Before CCPA, a retailer fueled their lead generation by buying data and audience models from third-parties; with CCPA, the only source of leads at scale would be brokered from within the black boxes of Amazon, Facebook and Google's walled gardens.
Fueling innovation
Consider the plight of a startup building a consumer-facing service. Today's ride-sharing apps, meal delivery services, and games wouldn't exist without third-party data because they're "seeded" applications that require an initial user base from which developers can draw insights and make refinements. To enter the wider marketplace, startups need access to new users to maintain the company's viability on the road to profitability. Again, where does the California legislature think innovation and the users that benefit come from?
Privacy is important, but privacy that cripples marketing deals a substantial blow to consumer choice because it limits the use of personal information to only those who already have the leverage to demand consent. I don't think Californians (or anyone else) want the walled gardens to pick winners and losers, but that's what the CCPA does.
Privacy activists rail against the intrusions of the commercial internet but fail miserably when it comes to defining what actual harm has been done. Is a targeted ad from your local grocer worse than the daily nonsense email updates from your Facebook feed? Is an ad on your browser more harmful than seeing a billboard on the road? Are personalized ads worse than being monitored by camera at a crosswalk, in a 7-11, or being tracked by the Quiet Skies program in an airport?
To be sure, there will be trade-offs. But that's the point. Consumers need to understand both the benefits as well as the risks. We need a legal framework for privacy that actually defines misdeeds or criminal intent.

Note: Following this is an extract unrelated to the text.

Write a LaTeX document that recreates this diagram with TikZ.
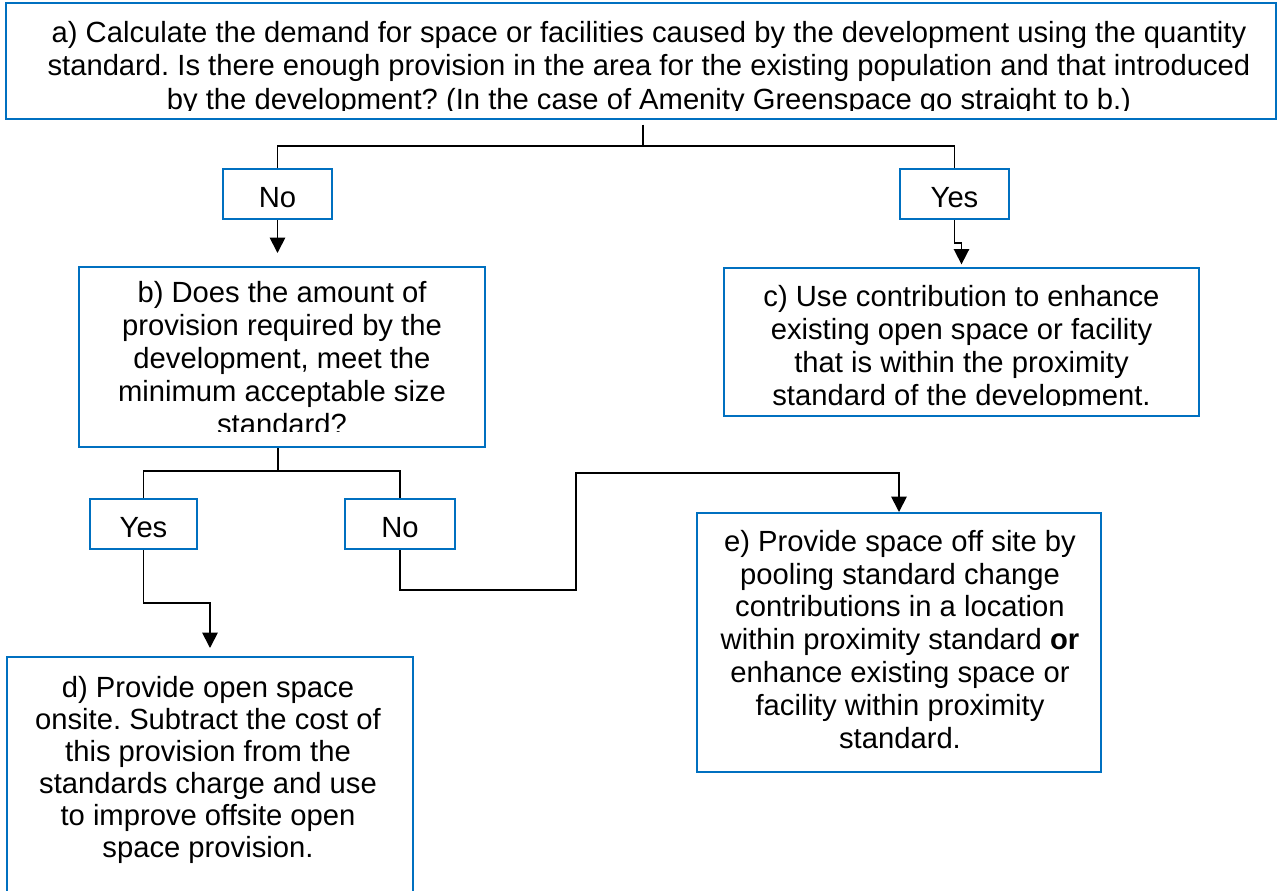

Our privacy rights cannot be a reactive move that extinguishes consumer choice.
We need an institutional response that reconciles the consumer concern embodied by the CCPA with the goals of commerce. Rather than adopt the overreach of CCPA's framework on privacy, let's make the case that consumer choice must be our North Star for sensible privacy legislation. Because a marketplace shaped by privacy zealots isn't the marketplace consumers want.